The embattled prime minister has two cards he intends to play. The first is to get Rwanda deportation flights off the ground by early summer, which would allow him to argue that he is getting on top of spiralling immigration and asylum claims from those arriving in the United Kingdom on small boats.

To do this, he must get a Bill to enable his Rwanda scheme on the statute books. It has already passed the House of Commons, but is stuck in the House of Lords. As Sunak’s backbenchers were theatrically cheering him into the 1922 committee meeting, members of the Lords were voting on a series of amendments to the Bill. The very first of the seven votes due on Wednesday was a defeat for the government.

That means the game of parliamentary “ping-pong”, where a Bill bounces between the Lords and Commons until they compromise, is guaranteed to go on until next week at the earliest, and maybe even until after the 20-day Easter recess.
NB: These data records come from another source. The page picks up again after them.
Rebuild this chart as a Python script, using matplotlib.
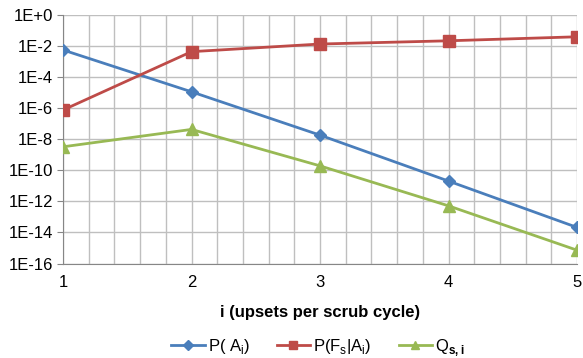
import matplotlib
matplotlib.use("Agg")
import matplotlib.pyplot as plt
import numpy as np

plt.rcParams['font.family'] = ['Liberation Sans', 'DejaVu Sans']
plt.rcParams['mathtext.fontset'] = 'custom'
plt.rcParams['mathtext.rm'] = 'Liberation Sans'
plt.rcParams['mathtext.bf'] = 'Liberation Sans:bold'

x = [1, 2, 3, 4, 5]
p_a = [5.4e-3, 1.1e-5, 1.8e-8, 2.0e-11, 2.1e-14]
p_fa = [7.4e-7, 4.2e-3, 1.3e-2, 2.1e-2, 3.8e-2]
q_s = [3.2e-9, 4.2e-8, 1.9e-10, 5.1e-13, 7.2e-16]

labels = [r'P( A$_\mathregular{i}$)',
          r'P(F$_\mathregular{s}$|A$_\mathregular{i}$)',
          r'Q$_\mathbf{s,i}$']
colors = ['#4A7EBB', '#BE4B48', '#98B954']
markers = ['D', 's', '^']
msizes = [6, 8, 8]

fig = plt.figure(figsize=(5.83, 3.58), dpi=100)
ax = fig.add_axes([63/583, 1 - 263.5/358, (577-63)/583, (263.5-14.7)/358])

for ys, lab, c, m, ms in zip([p_a, p_fa, q_s], labels, colors, markers, msizes):
    ax.plot(x, ys, color=c, marker=m, markersize=ms, linewidth=2, label=lab,
            markeredgecolor=c, zorder=3)

ax.set_yscale('log')
ax.set_ylim(1e-16, 1)
ax.set_xlim(1, 5)
yt = [10.0**(-k) for k in range(0, 17, 2)]
ax.set_yticks(yt)
ax.set_yticklabels(['1E+0'] + ['1E-%d' % k for k in range(2, 17, 2)])
ax.yaxis.set_minor_locator(matplotlib.ticker.NullLocator())
ax.set_xticks([1, 2, 3, 4, 5])
ax.set_xticks(np.arange(1, 5.01, 0.2), minor=True)
ax.grid(True, which='major', color='#BFBFBF', linewidth=1)
ax.grid(True, which='minor', axis='x', color='#BFBFBF', linewidth=1)
ax.tick_params(axis='y', which='major', length=4, color='#868686', labelsize=12, pad=3)
ax.tick_params(axis='x', which='both', length=0, labelsize=12, pad=8)
for s in ['top', 'right']:
    ax.spines[s].set_visible(False)
for s in ['left', 'bottom']:
    ax.spines[s].set_color('#868686')
ax.set_axisbelow(True)

ax.set_xlabel('i (upsets per scrub cycle)', fontsize=12, fontweight='bold', labelpad=11)

leg = fig.legend(loc='center', bbox_to_anchor=(318/583, 1 - 347/358), ncol=3, frameon=False,
                 fontsize=12, handlelength=2.0, columnspacing=1.6, handletextpad=0.2,
                 markerscale=0.8)

fig.savefig('out.png', dpi=100)
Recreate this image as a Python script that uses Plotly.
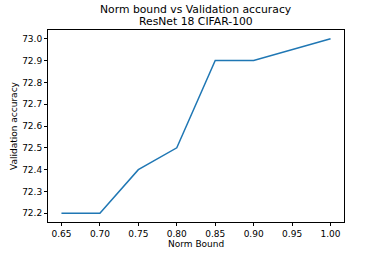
import plotly.graph_objects as go

norm_bound = [0.65, 0.70, 0.75, 0.80, 0.85, 0.90, 1.00]
val_acc = [72.2, 72.2, 72.4, 72.5, 72.9, 72.9, 73.0]
x_ticks = [0.65, 0.70, 0.75, 0.80, 0.85, 0.90, 0.95, 1.00]
y_ticks = [72.2, 72.3, 72.4, 72.5, 72.6, 72.7, 72.8, 72.9, 73.0]
title_lines = ["Norm bound vs Validation accuracy", "ResNet 18 CIFAR-100"]
x_title = "Norm Bound"
y_title = "Validation accuracy"

W, H = 382, 254
L, R, T, B = 48, 38, 30, 32
plot_w, plot_h = W - L - R, H - T - B

fig = go.Figure(go.Scatter(x=norm_bound, y=val_acc, mode="lines",
                           line=dict(color="#1f77b4", width=1.5)))

axis_common = dict(showgrid=False, zeroline=False, showline=True, linecolor="black",
                   linewidth=1, mirror=True, ticks="outside", ticklen=3, tickwidth=1,
                   tickcolor="black", tickfont=dict(family="DejaVu Sans", size=9, color="black"))

for txt, ypx in zip(title_lines, [10, 22]):
    fig.add_annotation(text=txt, xref="paper", yref="paper", x=0.5, xanchor="center",
                       y=(H - B - ypx) / plot_h, yanchor="middle", showarrow=False,
                       font=dict(family="DejaVu Sans", size=10.8, color="black"))

fig.add_annotation(text=x_title, xref="paper", yref="paper", x=0.5, xanchor="center",
                   y=(H - B - 244) / plot_h, yanchor="middle", showarrow=False,
                   font=dict(family="DejaVu Sans", size=9, color="black"))
fig.add_annotation(text=y_title, xref="paper", yref="paper", x=(14 - L) / plot_w,
                   xanchor="center", y=0.5, yanchor="middle", textangle=-90, showarrow=False,
                   font=dict(family="DejaVu Sans", size=9, color="black"))

fig.update_layout(
    width=W, height=H,
    margin=dict(l=L, r=R, t=T, b=B),
    paper_bgcolor="white", plot_bgcolor="white",
    showlegend=False,
    font=dict(family="DejaVu Sans", color="black"),
    xaxis=dict(range=[0.6325, 1.0175], tickvals=x_ticks,
               ticktext=[f"{v:.2f}" for v in x_ticks], **axis_common),
    yaxis=dict(range=[72.16, 73.04], tickvals=y_ticks,
               ticktext=[f"{v:.1f}" for v in y_ticks], **axis_common),
)

fig.write_html("out.html", config={"displayModeBar": False},
               post_script="document.body.style.margin='0';document.body.style.overflow='hidden';")
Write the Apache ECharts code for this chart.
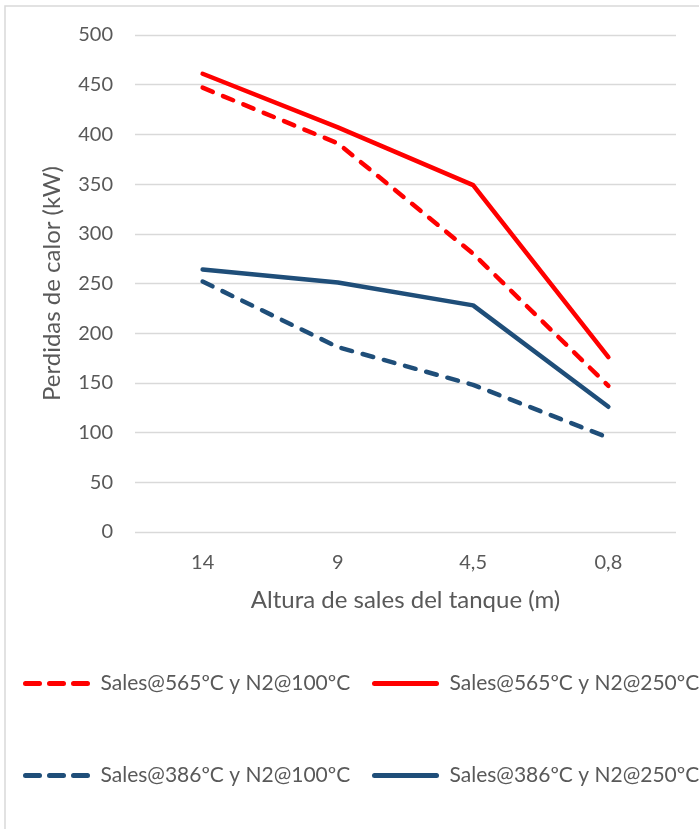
<!DOCTYPE html>
<html>
<head>
<meta charset="utf-8">
<script src="https://cdn.jsdelivr.net/npm/echarts@6/dist/echarts.min.js"></script>
<style>
  html, body { margin: 0; padding: 0; background: #fff; }
  #chart { width: 699px; height: 829px; }
</style>
</head>
<body>
<div id="chart"></div>
<script>
// categories on x axis (altura de sales)
var alturas = ['14', '9', '4,5', '0,8'];
var yTicks = [0, 50, 100, 150, 200, 250, 300, 350, 400, 450, 500];

var nombres = [
  'Sales@565ºC y N2@100ºC',
  'Sales@565ºC y N2@250ºC',
  'Sales@386ºC y N2@100ºC',
  'Sales@386ºC y N2@250ºC'
];
var s565_100 = [447, 391, 280, 147];
var s565_250 = [461, 407, 349, 176];
var s386_100 = [252, 186, 148, 95];
var s386_250 = [264, 251, 228, 126];

var ROJO = '#ff0000';
var AZUL = '#1f4e79';
var GRIS = '#595959';
var FONT = 'Lato, "Open Sans", sans-serif';

var chart = echarts.init(document.getElementById('chart'));

function serie(name, data, color, dashed) {
  return {
    name: name,
    type: 'line',
    data: data,
    symbol: 'none',
    smooth: false,
    lineStyle: {
      color: color,
      width: 4.5,
      cap: 'round',
      join: 'round',
      type: dashed ? [11, 11] : 'solid'
    },
    itemStyle: { color: color }
  };
}

// one legend per item so each sits where the original does
function leyenda(nombre, left, top, dashed) {
  return {
    data: [nombre],
    left: left,
    top: top,
    itemWidth: 62,
    itemHeight: 20,
    itemGap: 0,
    padding: 0,
    itemStyle: { opacity: 0 },
    lineStyle: { width: 5, cap: 'round', type: dashed ? [14, 10] : 'solid' },
    textStyle: { fontSize: 21, color: GRIS, fontFamily: FONT, padding: [0, 0, 0, 8] }
  };
}

chart.setOption({
  animation: false,
  backgroundColor: '#fff',
  textStyle: { fontFamily: FONT },
  graphic: [{
    type: 'rect',
    shape: { x: 5, y: 6, width: 720, height: 860 },
    style: { fill: 'none', stroke: '#d9d9d9', lineWidth: 1.5 },
    silent: true
  }],
  grid: { left: 135, right: 23, top: 35, bottom: 297 },
  legend: [
    leyenda(nombres[0], 23, 673, true),
    leyenda(nombres[1], 372, 673, false),
    leyenda(nombres[2], 23, 765, true),
    leyenda(nombres[3], 372, 765, false)
  ],
  xAxis: {
    type: 'category',
    data: alturas,
    boundaryGap: true,
    name: 'Altura de sales del tanque (m)',
    nameLocation: 'middle',
    nameGap: 56,
    nameTextStyle: { fontSize: 24, color: GRIS, fontFamily: FONT },
    axisLine: { show: false },
    axisTick: { show: false },
    axisLabel: { fontSize: 20, color: GRIS, margin: 21, fontFamily: FONT }
  },
  yAxis: {
    type: 'value',
    min: yTicks[0],
    max: yTicks[yTicks.length - 1],
    interval: 50,
    name: 'Perdidas de calor (kW)',
    nameLocation: 'middle',
    nameGap: 71,
    nameTextStyle: { fontSize: 24, color: GRIS, fontFamily: FONT },
    axisLine: { show: false },
    axisTick: { show: false },
    axisLabel: { fontSize: 20, color: GRIS, margin: 22, fontFamily: FONT },
    splitLine: { lineStyle: { color: '#d9d9d9', width: 1.3 } }
  },
  series: [
    serie(nombres[0], s565_100, ROJO, true),
    serie(nombres[1], s565_250, ROJO, false),
    serie(nombres[2], s386_100, AZUL, true),
    serie(nombres[3], s386_250, AZUL, false)
  ]
});

window.onresize = function () { chart.resize(); };
</script>
</body>
</html>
That means Sunak may struggle to get a Rwanda flight in the air before June, when the numbers attempting to cross the Channel in small boats can be expected to increase.

The other card Sunak intends to play is that he is a competent steward of the economy. He received a boost on Wednesday when fresh data showed inflation had fallen to 3.4 per cent, a steeper and faster decline than expected. That should boost growth later in the year.

Sunak claimed on Wednesday that 2024 will be the year the economy “bounces back”. Yet he is locked in an increasingly desperate political struggle to stay in office to witness it doing so.